Suite de l’étude sur les compétences financières

Débats sur la prévoyance
D’après une nouvelle étude, une majorité des salariés suisses ne pensent pas toucher suffisamment d’argent de l’AVS et du 2e pilier à la retraite. Les assurés sont-ils donc prêts à assumer plus de responsabilité personnelle dans la prévoyance ? Sont-ils ouverts à des solutions de prévoyance innovantes ? La Professeure Yvonne Seiler Zimmermann nous répond en entretien.
5. décembre 2022
Écrit par
Fabio Brunner
Responsable du marketing

Dans quelle mesure faites-vous confiance à l’AVS et à la prévoyance professionnelle ?
Yvonne Seiler Zimmermann: Dans une faible mesure. En d’autres termes, j’ai aussi une prévoyance privée.
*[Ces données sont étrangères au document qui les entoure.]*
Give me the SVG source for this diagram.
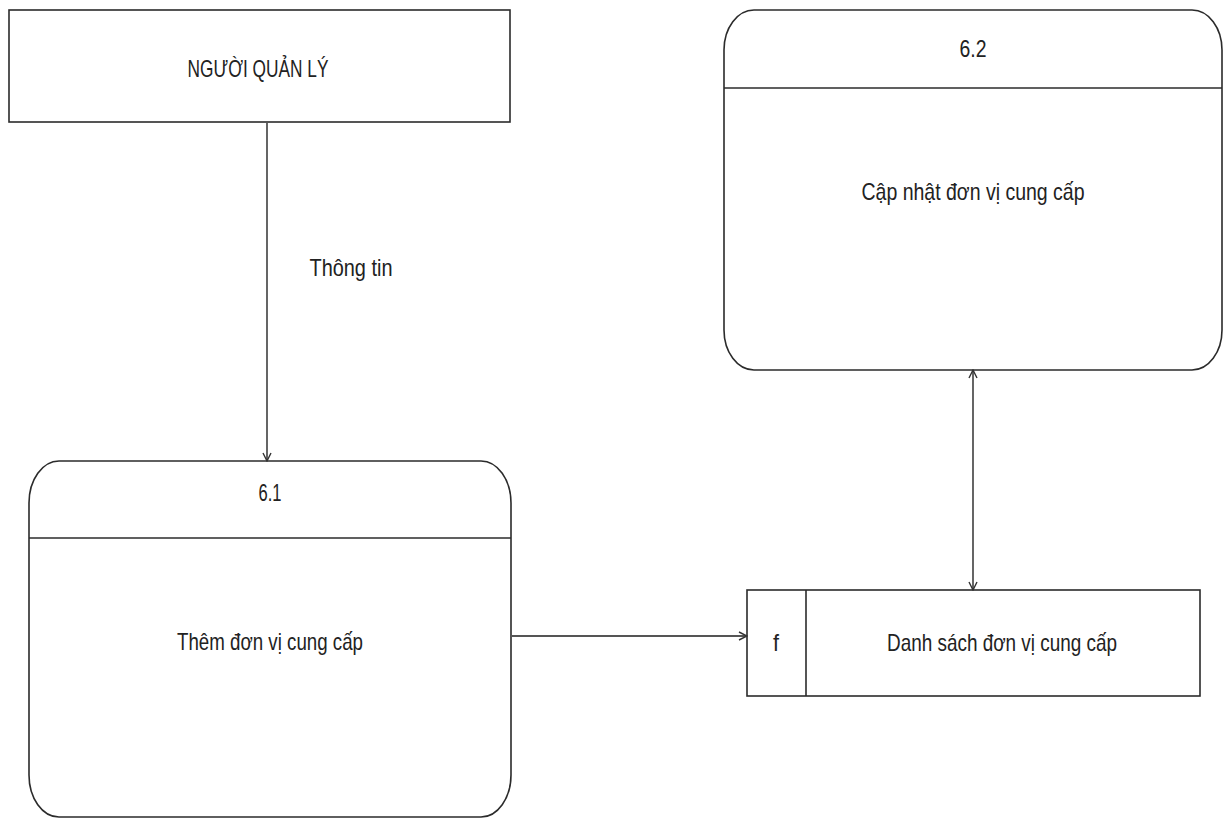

Je pense qu’il est utopique de croire que l’AVS et la LPP garantiront 60 % du dernier salaire des personnes assurées après leur départ à la retraite.

Quelle est l’attitude des personnes assurées quant à la prévoyance vieillesse ?
YSZ: On voit de manière générale que le thème de la prévoyance vieillesse intéresse, davantage chez les hommes que chez les femmes et davantage chez les personnes plus âgées que chez les jeunes. Mais il est étonnant de constater que l’intérêt des jeunes a augmenté par rapport à l’an dernier. Près de trois personnes interrogées sur cinq ne pensent pas qu’elles auront suffisamment d’argent de l’AVS et du 2e pilier pour conserver leur niveau de vie habituel à l’âge de la retraite. Dans le même temps, l’étude montre que les connaissances en matière de prévoyance sont dans l’ensemble plutôt modestes. Elles sont notamment lacunaires sur la propre prévoyance personnelle.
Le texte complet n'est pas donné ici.